A subtle strumming of an acoustic guitar feels more like the aftershocks of an earthquake here, churning everything under our feet and producing an uneasiness that is only remedied by the charismatic timbre of Yim’s bittersweet serenading, which undisputedly balances out some of the rougher edges in the song. Most folk music isn’t associated with the physicality of indie rock, but then again the majority of singer/songwriters to emerge in the 2010s have rejected such a concept. Mount Hudson proves here that not only are such ambitious ideas worth undertaking, but that failing to do so actually goes against the root aesthetic of pure folk music as an ethos and as a genre.

David Yim’s solo project continues to garner critical and audience acclaim with the release of “Write a Book,” and it doesn’t take more than a couple of listens to see precisely why.
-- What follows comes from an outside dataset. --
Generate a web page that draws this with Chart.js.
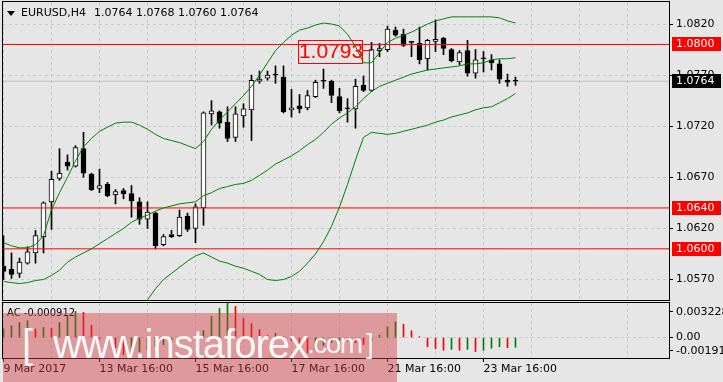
<!DOCTYPE html>
<html>
<head>
<meta charset="utf-8">
<script src="https://cdn.jsdelivr.net/npm/chart.js@4.4.0/dist/chart.umd.min.js"></script>
<style>
  html, body { margin: 0; padding: 0; background: #e6e6e6; }
  #wrap { position: relative; width: 723px; height: 382px; overflow: hidden; background: #e6e6e6; font-family: "DejaVu Sans", sans-serif; }
  canvas { position: absolute; left: 0; }
  #price { top: 0; }
  #osc { top: 302px; }
  .txt { position: absolute; white-space: pre; color: #000; }
  #tri { position: absolute; left: 7px; top: 11px; width: 0; height: 0; border-left: 4px solid transparent; border-right: 4px solid transparent; border-top: 5px solid #000; }
  #mark { position: absolute; left: 3px; top: 313px; width: 394px; height: 69px; background: rgba(210, 60, 65, 0.45); overflow: hidden; }
  #mark span { position: absolute; white-space: pre; color: rgba(255, 255, 255, 0.92); font-family: "Liberation Sans", sans-serif; line-height: 1; }
</style>
</head>
<body>
<div id="wrap">
  <canvas id="price" width="723" height="302"></canvas>
  <canvas id="osc" width="723" height="80"></canvas>
  <div id="tri"></div>
  <div class="txt" style="left:21px; top:6px; font-size:11px; line-height:13px;">EURUSD,H4</div>
  <div class="txt" style="left:94px; top:6px; font-size:11px; line-height:13px;">1.0764 1.0768 1.0760 1.0764</div>
  <div class="txt" style="left:7px; top:307px; font-size:10px; line-height:12px;">AC -0.000912</div>
  <div id="mark">
    <span style="left:19px; top:11px; font-size:40px;">[</span>
    <span style="left:50px; top:11px; font-size:40px; letter-spacing:-1px;">www.instaforex</span>
    <span style="left:304px; top:17px; font-size:28px; letter-spacing:-1.5px;">.com</span>
    <span style="left:363px; top:17px; font-size:28px;">]</span>
  </div>
</div>
<script>
// EURUSD H4, one entry per candle
const opens  = [1.0583,1.0580,1.0576,1.0586,1.0596,1.0612,1.0646,1.0669,1.0685,1.0681,
                1.0698,1.0673,1.0659,1.0663,1.0653,1.0657,1.0654,1.0646,1.0629,1.0635,
                1.0604,1.0614,1.0613,1.0632,1.0620,1.0640,1.0732,1.0734,1.0724,1.0709,
                1.0730,1.0736,1.0764,1.0767,1.0770,1.0768,1.0736,1.0740,1.0738,1.0749,
                1.0764,1.0764,1.0749,1.0737,1.0737,1.0760,1.0755,1.0794,1.0795,1.0814,
                1.0810,1.0802,1.0801,1.0786,1.0803,1.0806,1.0795,1.0783,1.0794,1.0772,
                1.0786,1.0785,1.0781,1.0765,1.0764];
const highs  = [1.0613,1.0596,1.0591,1.0602,1.0618,1.0646,1.0676,1.0698,1.0692,1.0701,
                1.0714,1.0674,1.0678,1.0665,1.0658,1.0659,1.0662,1.0650,1.0646,1.0636,
                1.0614,1.0618,1.0638,1.0635,1.0644,1.0734,1.0745,1.0735,1.0739,1.0739,
                1.0742,1.0770,1.0774,1.0774,1.0779,1.0779,1.0756,1.0751,1.0755,1.0765,
                1.0776,1.0765,1.0757,1.0747,1.0766,1.0769,1.0802,1.0801,1.0818,1.0817,
                1.0815,1.0803,1.0817,1.0805,1.0824,1.0807,1.0796,1.0794,1.0804,1.0795,
                1.0793,1.0790,1.0785,1.0771,1.0768];
const lows   = [1.0570,1.0571,1.0572,1.0585,1.0586,1.0596,1.0619,1.0667,1.0677,1.0680,
                1.0670,1.0657,1.0655,1.0651,1.0644,1.0649,1.0631,1.0624,1.0620,1.0600,
                1.0603,1.0611,1.0612,1.0617,1.0606,1.0623,1.0721,1.0718,1.0705,1.0705,
                1.0719,1.0706,1.0762,1.0765,1.0762,1.0733,1.0729,1.0733,1.0736,1.0748,
                1.0757,1.0743,1.0733,1.0724,1.0718,1.0754,1.0754,1.0788,1.0793,1.0808,
                1.0798,1.0788,1.0781,1.0775,1.0793,1.0790,1.0783,1.0780,1.0769,1.0767,
                1.0773,1.0775,1.0762,1.0759,1.0760];
const closes = [1.0578,1.0575,1.0587,1.0597,1.0613,1.0645,1.0668,1.0674,1.0681,1.0699,
                1.0674,1.0658,1.0662,1.0652,1.0656,1.0654,1.0647,1.0629,1.0636,1.0603,
                1.0612,1.0612,1.0631,1.0619,1.0641,1.0733,1.0735,1.0723,1.0708,1.0732,
                1.0737,1.0765,1.0766,1.0770,1.0770,1.0734,1.0738,1.0737,1.0750,1.0763,
                1.0764,1.0750,1.0735,1.0737,1.0759,1.0755,1.0795,1.0796,1.0815,1.0809,
                1.0799,1.0802,1.0785,1.0804,1.0805,1.0796,1.0784,1.0792,1.0772,1.0785,
                1.0786,1.0782,1.0766,1.0763,1.0764];

// Bollinger bands
const bbUpper  = [1.0606,1.0603,1.0601,1.0601,1.0604,1.0613,1.0638,1.0655,1.0670,1.0686,
                  1.0700,1.0708,1.0715,1.0719,1.0723,1.0724,1.0724,1.0721,1.0717,1.0712,
                  1.0708,1.0706,1.0704,1.0701,1.0698,1.0705,1.0717,1.0726,1.0734,1.0742,
                  1.0750,1.0759,1.0770,1.0782,1.0794,1.0802,1.0809,1.0814,1.0816,1.0819,
                  1.0821,1.0820,1.0818,1.0810,1.0798,1.0782,1.0782,1.0792,1.0802,1.0806,
                  1.0809,1.0812,1.0816,1.0820,1.0823,1.0825,1.0827,1.0827,1.0827,1.0827,
                  1.0827,1.0827,1.0826,1.0823,1.0821];
const bbMiddle = [1.0568,1.0567,1.0566,1.0567,1.0569,1.0570,1.0574,1.0579,1.0587,1.0592,
                  1.0596,1.0600,1.0605,1.0610,1.0615,1.0620,1.0626,1.0630,1.0633,1.0637,
                  1.0640,1.0642,1.0644,1.0645,1.0646,1.0652,1.0655,1.0659,1.0661,1.0663,
                  1.0664,1.0667,1.0672,1.0677,1.0683,1.0687,1.0691,1.0696,1.0702,1.0707,
                  1.0714,1.0722,1.0728,1.0733,1.0739,1.0747,1.0754,1.0759,1.0762,1.0765,
                  1.0768,1.0771,1.0773,1.0775,1.0776,1.0777,1.0778,1.0779,1.0781,1.0781,
                  1.0782,1.0785,1.0786,1.0786,1.0787];
const bbLower  = [1.0530,1.0530,1.0532,1.0532,1.0533,1.0527,1.0511,1.0504,1.0504,1.0498,
                  1.0492,1.0491,1.0494,1.0500,1.0506,1.0517,1.0528,1.0539,1.0550,1.0561,
                  1.0570,1.0576,1.0582,1.0588,1.0593,1.0596,1.0592,1.0588,1.0586,1.0583,
                  1.0581,1.0578,1.0575,1.0570,1.0569,1.0570,1.0573,1.0578,1.0586,1.0595,
                  1.0607,1.0622,1.0641,1.0663,1.0687,1.0709,1.0714,1.0713,1.0712,1.0713,
                  1.0715,1.0717,1.0719,1.0721,1.0724,1.0726,1.0729,1.0731,1.0733,1.0736,
                  1.0738,1.0739,1.0743,1.0747,1.0752];

// Accelerator oscillator
const acValues = [0.00078,0.00110,0.00141,0.00157,0.00078,0.00094,0.00087,0.00141,0.00204,0.00244,
                  0.00235,0.00115,-0.00009,-0.00047,-0.00094,-0.00160,-0.00147,-0.00131,-0.00113,-0.00085,
                  -0.00066,-0.00047,-0.00028,-0.00016,-0.00005,0.00066,0.00197,0.00272,0.003228,0.00291,
                  0.00178,0.00131,0.00075,0.00019,0.00040,0.00009,-0.00028,-0.00063,-0.00141,-0.00113,
                  -0.00075,-0.00047,-0.00023,-0.00031,-0.00047,-0.00066,-0.00028,0.00022,0.00100,0.00147,
                  0.00125,0.00063,0.00009,-0.00087,-0.00103,-0.00119,-0.00110,-0.00119,-0.00110,-0.00131,
                  -0.00119,-0.00100,-0.00087,-0.00095,-0.000912];

const priceTicks = [1.0570, 1.0620, 1.0670, 1.0720, 1.0770, 1.0820];
const dateLabels = ['9 Mar 2017', '13 Mar 16:00', '15 Mar 16:00', '17 Mar 16:00', '21 Mar 16:00', '23 Mar 16:00'];
const levels = [1.0800, 1.0640, 1.0600];
const lastPrice = 1.0764;
const markPrice = 1.0793;
const acMin = -0.00191, acMax = 0.003228;
const acTickLabels = ['0.003228', '0.00', '-0.00191'];
const acTickAt = [0.00239, 0, -0.00125];

const xMin = -0.0625, xMax = 83.1875;
const priceMin = 1.054994, priceMax = 1.084153;
const gridColor = '#c8c8c8';
const green = '#008000';
const font = { family: 'DejaVu Sans', size: 11 };

Chart.defaults.font.family = 'DejaVu Sans';
Chart.defaults.font.size = 11;

function timeTicks(scale) {
  const t = [];
  for (let v = 0; v <= xMax; v += 6) t.push({ value: v });
  scale.ticks = t;
}
// keep the plot box fixed: no extra room for edge labels
function fixBox(size) {
  return s => {
    if (s.isHorizontal()) s.height = size; else s.width = size;
    s.paddingTop = 0; s.paddingBottom = 0; s.paddingLeft = 0; s.paddingRight = 0;
  };
}
const pts = arr => arr.map((v, i) => ({ x: i, y: v }));
const flat = v => [{ x: xMin, y: v }, { x: xMax, y: v }];

const framePlugin = {
  id: 'frame',
  afterDraw(chart) {
    const a = chart.chartArea, ctx = chart.ctx;
    ctx.save();
    ctx.strokeStyle = '#000';
    ctx.lineWidth = 1;
    ctx.strokeRect(a.left - 0.5, a.top - 0.5, a.right - a.left + 1, a.bottom - a.top + 1);
    ctx.restore();
  }
};

const tagsPlugin = {
  id: 'tags',
  afterDraw(chart) {
    const ctx = chart.ctx, y = chart.scales.y, x = chart.scales.x, a = chart.chartArea;
    ctx.save();
    function tag(v, color) {
      const py = Math.round(y.getPixelForValue(v));
      ctx.fillStyle = color;
      ctx.fillRect(a.right + 3, py - 7, 49, 14);
      ctx.fillStyle = '#fff';
      ctx.font = '11px "DejaVu Sans"';
      ctx.textBaseline = 'middle';
      ctx.fillText(v.toFixed(4), a.right + 7, py + 0.5);
    }
    levels.forEach(l => tag(l, '#ff0000'));
    tag(lastPrice, '#000000');

    // price note pointing at the breakout candle
    const l = Math.round(x.getPixelForValue(36.85)), r = Math.round(x.getPixelForValue(44.8));
    const t = Math.round(y.getPixelForValue(markPrice + 0.00115)), b = Math.round(y.getPixelForValue(markPrice - 0.00115));
    const my = Math.round(y.getPixelForValue(markPrice + 0.00015));
    ctx.strokeStyle = '#ff0000';
    ctx.lineWidth = 1;
    ctx.strokeRect(l + 0.5, t + 0.5, r - l, b - t);
    ctx.beginPath();
    ctx.moveTo(r + 1, my + 0.5);
    ctx.lineTo(Math.round(x.getPixelForValue(46)), my + 0.5);
    ctx.stroke();
    ctx.fillStyle = '#ff0000';
    ctx.font = '21px "Liberation Sans"';
    ctx.textAlign = 'center';
    ctx.textBaseline = 'middle';
    ctx.fillText(markPrice.toFixed(4), (l + r) / 2 + 1, (t + b) / 2 + 1);
    ctx.restore();
  }
};

new Chart(document.getElementById('price'), {
  type: 'bar',
  data: {
    datasets: [
      { type: 'line', data: pts(bbUpper), borderColor: green, borderWidth: 1, pointRadius: 0, order: 0 },
      { type: 'line', data: pts(bbMiddle), borderColor: green, borderWidth: 1, pointRadius: 0, order: 0 },
      { type: 'line', data: pts(bbLower), borderColor: green, borderWidth: 1, pointRadius: 0, order: 0 },
      ...levels.map(l => ({ type: 'line', data: flat(l), borderColor: '#ff0000', borderWidth: 1, pointRadius: 0, order: 1 })),
      {
        type: 'bar',
        data: opens.map((o, i) => ({ x: i, y: [o, closes[i]] })),
        backgroundColor: opens.map((o, i) => closes[i] > o ? '#ffffff' : '#000000'),
        borderColor: '#000', borderWidth: 1, borderSkipped: false,
        barThickness: 5, minBarLength: 1, grouped: false, order: 2
      },
      {
        type: 'bar',
        data: lows.map((lo, i) => ({ x: i, y: [lo, highs[i]] })),
        backgroundColor: '#000', barThickness: 1, grouped: false, order: 3
      },
      { type: 'line', data: flat(lastPrice), borderColor: '#c0c0c0', borderWidth: 1, pointRadius: 0, order: 4 }
    ]
  },
  options: {
    responsive: false,
    animation: false,
    events: [],
    layout: { padding: { left: 3, top: 2, right: 0, bottom: 2 } },
    plugins: { legend: { display: false }, tooltip: { enabled: false } },
    scales: {
      x: {
        type: 'linear', min: xMin, max: xMax, offset: false,
        afterBuildTicks: timeTicks,
        afterFit: fixBox(0),
        ticks: { display: false },
        grid: { color: gridColor, drawTicks: false, offset: false },
        border: { display: false, dash: [3, 3] }
      },
      y: {
        position: 'right', min: priceMin, max: priceMax,
        afterBuildTicks: s => { s.ticks = priceTicks.map(v => ({ value: v })); },
        afterFit: fixBox(54),
        ticks: { color: '#000', font: font, padding: 3, callback: v => v.toFixed(4) },
        grid: { color: gridColor, tickLength: 4, tickColor: '#000' },
        border: { display: true, color: '#000', dash: [3, 3] }
      }
    }
  },
  plugins: [framePlugin, tagsPlugin]
});

new Chart(document.getElementById('osc'), {
  type: 'bar',
  data: {
    datasets: [{
      data: acValues.map((v, i) => ({ x: i, y: v })),
      backgroundColor: acValues.map((v, i) => i === 0 || v > acValues[i - 1] ? green : '#ff0000'),
      barThickness: 1, grouped: false
    }]
  },
  options: {
    responsive: false,
    animation: false,
    events: [],
    layout: { padding: { left: 3, top: 1, right: 0, bottom: 0 } },
    plugins: { legend: { display: false }, tooltip: { enabled: false } },
    scales: {
      x: {
        type: 'linear', min: xMin, max: xMax, offset: false,
        afterBuildTicks: timeTicks,
        afterFit: fixBox(24),
        ticks: {
          autoSkip: false, maxRotation: 0, align: 'start', padding: 1, color: '#000', font: font,
          callback: v => v % 12 === 0 ? dateLabels[v / 12] : ''
        },
        grid: {
          color: gridColor, offset: false, tickLength: 4,
          tickColor: c => c.tick && c.tick.value % 12 === 0 ? '#000' : 'rgba(0,0,0,0)'
        },
        border: { display: true, color: '#000', dash: [3, 3] }
      },
      y: {
        position: 'right', min: acMin, max: acMax,
        afterBuildTicks: s => { s.ticks = acTickAt.map(v => ({ value: v })); },
        afterFit: fixBox(54),
        ticks: { color: '#000', font: font, padding: 3, callback: (v, i) => acTickLabels[i] },
        grid: {
          color: c => c.tick && c.tick.value === 0 ? gridColor : 'rgba(0,0,0,0)',
          tickLength: 4, tickColor: '#000'
        },
        border: { display: true, color: '#000', dash: [3, 3] }
      }
    }
  },
  plugins: [framePlugin]
});
</script>
</body>
</html>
Mount Hudson doesn’t try and embellish the modest-minded design of the music that bears its moniker, but rather presents it in an untampered, raw format that has more in common with a live performance than it does a conventional studio recording. This is straight folk music reimagined for a Millennial generation that enjoys something a little more calculated and cerebral than the flower power of 60’s acoustic pop but scoffs at the idea of overly varnished, inorganic musicality. They’re a hard group to satisfy, but if Mount Hudson keeps making tracks as charmingly relatable as this one, David Yim will find himself a busy man in years to come with this unique and exciting vehicle he’s taken on.